With the upcoming ESEA conference between the House and the Senate scheduled to follow the current recess, this current impasse over funding will likely be significant hurdle for the conferees to overcome as this battle will likely play out before or during those talks.

NASDCTEc has continued its work on both of these fronts where we have encouraged lawmakers to retain the important CTE provisions found in both the House and Senate ESEA bills while separately calling for an end to the damaging sequester caps that have undercut the federal investment in CTE.

As Congress spends its time meeting with their constituents this month, NASDCTEc invites the wider CTE community to reach out to their members of Congress to reinforce importance of these two goals as the summer draws to an end. Be sure to check back here as things continue to develop.

The JOBS Act—Making Pell Work for Students

Prior to the August recess, Senator Tim Kaine (D-VA), co-chair of the Senate CTE Caucus and a long-time champion of CTE, introduced the Jumpstart Our Businesses by Supporting Students (JOBS) Act (S. 1900)—a bill that would extend Pell grant program eligibility to students enrolled in qualifying short-term training programs.

Under current law the Pell Grant program— like other federal financial aid available under Title IV of the Higher Education Act (HEA)— is not available to students taking “noncredit courses.” Postsecondary CTE programs, which typically offer certifications or other postsecondary credentials, often fall under this category. Current Pell Grant program eligibility requirements have a minimum seat-time of 300 instruction hours over the course of at least 16 weeks. This frequently leaves out short-term postsecondary CTE programs which are essential to equipping students with the relevant skills needed for the 21st century economy— something that NASDCTEc encourages Congress to address during the reauthorization of HEA.
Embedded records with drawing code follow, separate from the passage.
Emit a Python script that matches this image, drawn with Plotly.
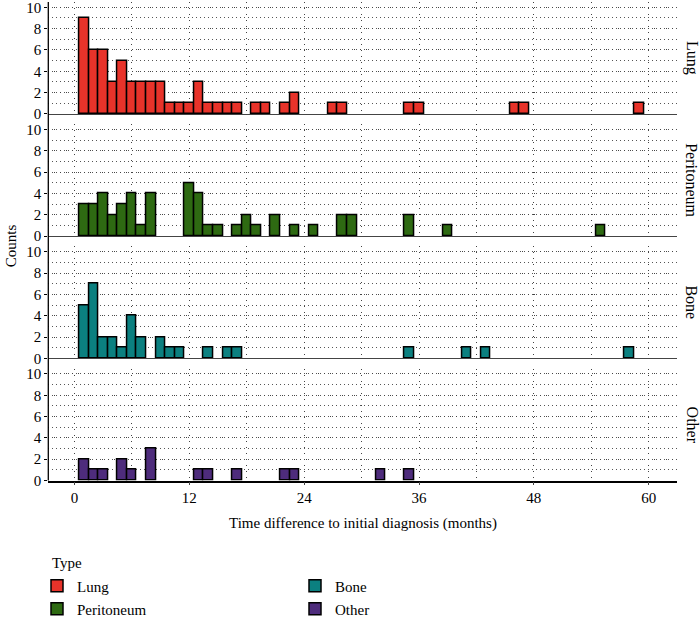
import plotly.graph_objects as go

W, H = 700, 621
FIG_H = 629  # the photographed page comes out slightly squeezed vertically
FONT = "Liberation Serif"

TYPES = ["Lung", "Peritoneum", "Bone", "Other"]
COLORS = {"Lung": "#E8332A", "Peritoneum": "#2E6A12", "Bone": "#0B8080", "Other": "#4E2C7C"}

lung_months = [1, 2, 3, 4, 5, 6, 7, 8, 9, 10, 11, 12, 13, 14, 15, 16, 17, 19, 20, 22, 23, 27, 28, 35, 36, 46, 47, 59]
lung_counts = [9, 6, 6, 3, 5, 3, 3, 3, 3, 1, 1, 1, 3, 1, 1, 1, 1, 1, 1, 1, 2, 1, 1, 1, 1, 1, 1, 1]

peritoneum_months = [1, 2, 3, 4, 5, 6, 7, 8, 12, 13, 14, 15, 17, 18, 19, 21, 23, 25, 28, 29, 35, 39, 55]
peritoneum_counts = [3, 3, 4, 2, 3, 4, 1, 4, 5, 4, 1, 1, 1, 2, 1, 2, 1, 1, 2, 2, 2, 1, 1]

bone_months = [1, 2, 3, 4, 5, 6, 7, 9, 10, 11, 14, 16, 17, 35, 41, 43, 58]
bone_counts = [5, 7, 2, 2, 1, 4, 2, 2, 1, 1, 1, 1, 1, 1, 1, 1, 1]

other_months = [1, 2, 3, 5, 6, 8, 13, 14, 17, 22, 23, 32, 35]
other_counts = [2, 1, 1, 2, 1, 3, 1, 1, 1, 1, 1, 1, 1]

DATA = {
    "Lung": (lung_months, lung_counts),
    "Peritoneum": (peritoneum_months, peritoneum_counts),
    "Bone": (bone_months, bone_counts),
    "Other": (other_months, other_counts),
}

X_TICKS = [0, 12, 24, 36, 48, 60]
Y_TICKS = [0, 2, 4, 6, 8, 10]

# panel geometry in pixels
PLOT_L, PLOT_R = 48.3, 677
PANEL_H = 112.3
PANEL_STEP = 122.6

def py(px):
    return 1 - px / H

tfont = dict(family=FONT, size=15, color="black")

fig = go.Figure()
layout = dict(
    width=W, height=FIG_H,
    margin=dict(l=0, r=0, t=0, b=0),
    paper_bgcolor="white", plot_bgcolor="white",
    font=tfont,
    bargap=0,
    showlegend=True,
)

annotations = []
shapes = []

for i, t in enumerate(TYPES):
    n = i + 1
    xa = "x" if n == 1 else f"x{n}"
    ya = "y" if n == 1 else f"y{n}"
    top = i * PANEL_STEP
    bottom = top + PANEL_H
    months, counts = DATA[t]
    fig.add_trace(go.Bar(
        x=months, y=counts, width=1, name=t,
        marker=dict(color=COLORS[t], line=dict(color="black", width=1.5)),
        xaxis=xa, yaxis=ya,
        legend="legend" if n == 1 else f"legend{n}",
    ))
    last = n == len(TYPES)
    layout["xaxis" if n == 1 else f"xaxis{n}"] = dict(
        domain=[PLOT_L / W, PLOT_R / W], anchor=ya,
        range=[-2.74, 62.96],
        tickvals=X_TICKS, showticklabels=last,
        ticks="outside" if last else "", ticklen=3, tickcolor="#444",
        showline=True, linecolor="black" if last else "#444",
        linewidth=1.5 if last else 1,
        showgrid=True, gridcolor="#444", gridwidth=1, griddash="1px,5px",
        minor=dict(dtick=6, tick0=0, showgrid=True, gridcolor="#444", gridwidth=1, griddash="1px,5px"),
        zeroline=False,
        tickfont=tfont,
    )
    layout["yaxis" if n == 1 else f"yaxis{n}"] = dict(
        domain=[py(bottom), py(top)], anchor=xa,
        range=[0, 10.5],
        tickvals=Y_TICKS, ticks="outside", ticklen=3, tickcolor="black",
        ticklabeloverflow="allow",
        showline=False,
        showgrid=True, gridcolor="#444", gridwidth=1, griddash="1px,5px",
        minor=dict(dtick=1, tick0=0, showgrid=True, gridcolor="#555", gridwidth=1, griddash="1px,3px"),
        zeroline=False,
        tickfont=tfont,
    )
    # facet strip label on the right
    annotations.append(dict(
        text=t, xref="paper", yref="paper", x=692 / W, y=py((top + bottom) / 2),
        textangle=90, showarrow=False, xanchor="center", yanchor="middle",
        font=dict(family=FONT, size=16, color="black"),
    ))

# continuous left axis line
shapes.append(dict(type="line", xref="paper", yref="paper",
                   x0=PLOT_L / W, x1=PLOT_L / W, y0=py(0), y1=py(3 * PANEL_STEP + PANEL_H),
                   line=dict(color="black", width=1.3)))

annotations.append(dict(text="Counts", xref="paper", yref="paper", x=11 / W, y=py(245),
                        textangle=-90, showarrow=False, xanchor="center", yanchor="middle",
                        font=tfont))
annotations.append(dict(text="Time difference to initial diagnosis (months)", xref="paper", yref="paper",
                        x=(PLOT_L + PLOT_R) / 2 / W, y=py(523), showarrow=False,
                        xanchor="center", yanchor="middle", font=tfont))
annotations.append(dict(text="Type", xref="paper", yref="paper", x=50 / W, y=py(563),
                        showarrow=False, xanchor="left", yanchor="middle", font=tfont))

# legend positions: (left px, item centre px)
LEGEND_POS = {"Lung": (37, 586), "Peritoneum": (37, 609), "Bone": (295, 586), "Other": (295, 609)}
for i, t in enumerate(TYPES):
    n = i + 1
    lx, ly = LEGEND_POS[t]
    layout["legend" if n == 1 else f"legend{n}"] = dict(
        x=lx / W, y=py(ly), xanchor="left", yanchor="middle",
        bgcolor="rgba(0,0,0,0)", font=tfont, itemclick=False,
    )

layout["annotations"] = annotations
layout["shapes"] = shapes
fig.update_layout(**layout)

page_fix = (
    "document.documentElement.style.margin='0';"
    "document.documentElement.style.overflow='hidden';"
    "document.body.style.margin='0';"
    "document.body.style.overflow='hidden';"
)
fig.write_html("out.html", config={"displayModeBar": False}, post_script=page_fix)
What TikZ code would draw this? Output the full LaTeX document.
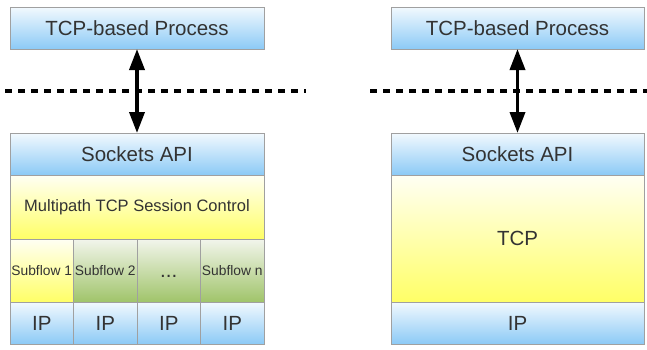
\documentclass[tikz,border=0pt]{standalone}
\usepackage{fontspec}
\setmainfont{Liberation Sans}
\usetikzlibrary{arrows.meta}
\definecolor{txt}{HTML}{333333}
\definecolor{edge}{HTML}{A0A0A0}
\definecolor{blueTop}{HTML}{F2F9FE}
\definecolor{blueBot}{HTML}{8CCAF6}
\definecolor{yelTop}{HTML}{FFFFF4}
\definecolor{yelBot}{HTML}{FFFF66}
\definecolor{grnTop}{HTML}{F2F5EC}
\definecolor{grnBot}{HTML}{A0C46A}
\tikzset{
  layer/.style={draw=edge, line width=0.8pt, rectangle, inner sep=0pt, outer sep=0pt,
    anchor=north west, text=txt, align=center},
  bluebox/.style={layer, top color=blueTop, bottom color=blueBot},
  yelbox/.style={layer, top color=yelTop, bottom color=yelBot},
  grnbox/.style={layer, top color=grnTop, bottom color=grnBot},
  big/.style={font=\fontsize{20.5}{24}\selectfont},
  mid/.style={font=\fontsize{16.5}{20}\selectfont},
  small/.style={font=\fontsize{13.8}{16}\selectfont},
  biarrow/.style={{Triangle[length=21pt,width=15pt]}-{Triangle[length=21pt,width=15pt]}, line width=3.6pt, black},
  sep/.style={line width=3.5pt, black, dash pattern=on 6.5pt off 6.5pt},
}
\begin{document}
\begin{tikzpicture}[x=1pt,y=-1pt]
\useasboundingbox (0,0) rectangle (647,349);

% ---- Multipath TCP stack ----
\node[bluebox, big, minimum width=254pt, minimum height=42pt] (procL) at (10,7) {TCP-based Process};
\node[bluebox, big, minimum width=254pt, minimum height=42pt] (sockL) at (10,133) {Sockets API};
\node[yelbox, mid, minimum width=254pt, minimum height=64pt] (mptcp) at (10,175) {Multipath TCP Session Control};
\node[yelbox, small, minimum width=63.5pt, minimum height=63pt] (sf1) at (10,239) {Subflow 1};
\node[grnbox, small, minimum width=63.5pt, minimum height=63pt] (sf2) at (73.5,239) {Subflow 2};
\node[grnbox, big, minimum width=63.5pt, minimum height=63pt, text height=13pt, text depth=0pt] (sf3) at (137,239) {...};
\node[grnbox, small, minimum width=63.5pt, minimum height=63pt] (sf4) at (200.5,239) {Subflow n};
\node[bluebox, big, minimum width=63.5pt, minimum height=42pt] (ip1) at (10,302) {IP};
\node[bluebox, big, minimum width=63.5pt, minimum height=42pt] (ip2) at (73.5,302) {IP};
\node[bluebox, big, minimum width=63.5pt, minimum height=42pt] (ip3) at (137,302) {IP};
\node[bluebox, big, minimum width=63.5pt, minimum height=42pt] (ip4) at (200.5,302) {IP};

\coordinate (sepLa) at (5,91);
\coordinate (sepLb) at (306,91);
\draw[sep] (sepLa) -- (sepLb);
\draw[biarrow] (procL.south) -- (sockL.north);

% ---- Regular TCP stack ----
\node[bluebox, big, minimum width=253pt, minimum height=42pt] (procR) at (391,7) {TCP-based Process};
\node[bluebox, big, minimum width=253pt, minimum height=42pt] (sockR) at (391,133) {Sockets API};
\node[yelbox, big, minimum width=253pt, minimum height=127pt] (tcp) at (391,175) {TCP};
\node[bluebox, big, minimum width=253pt, minimum height=42pt] (ipR) at (391,302) {IP};

\coordinate (sepRa) at (370,91);
\coordinate (sepRb) at (647,91);
\draw[sep] (sepRa) -- (sepRb);
\draw[biarrow] (procR.south) -- (sockR.north);
\end{tikzpicture}
\end{document}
The JOBS Act seeks to address this issue by reducing those program length requirements by half, to at least 150 clock hours over a period of 8 weeks. In order to qualify, programs must be offered at a postsecondary institution, which would include area CTE centers and community colleges, lead towards the completion of a recognized postsecondary credential (as defined by the Workforce Innovation and Opportunity Act), and be aligned to area workforce needs.

NASDCTEc was extremely pleased to support and endorse this legislation upon its introduction and remains hopeful that these ideas make their way into the wider reauthorization of HEA. Read more about the bill here.

Presidential Scholars Program Continues to Take Shape

As we shared a few months ago, President Obama signed an amendment to Executive Order 11155—a move that expanded the existing Presidential Scholars program to include up to 20 CTE students each year in the program.

The first year of this expansion will take place in the upcoming 2015-16 school year where the Chief State School Officers will nominate CTE scholars based on five criteria: academic rigor, technical competency, ingenuity / creativity, and the degree to which the student represents “the nation’s economic sectors and demographic characteristics.”

Student nominations are due from each Chief State School Officer by October 15, 2015 where the next step of the process will require additional application materials from selected students. By May 2016, the Commission on Presidential Scholars will announce the list of students to be honored at the White House in June.

The U.S. Department of Education’s Office of Career, Technical and Adult Education (OCTAE) has encouraged State CTE Directors to engage with their State’s chief school officer ahead of the nomination process and to more widely disseminate the announcement. More detailed information can be obtained on OCTAE’s PCRN website and general information about the expansion can be found here.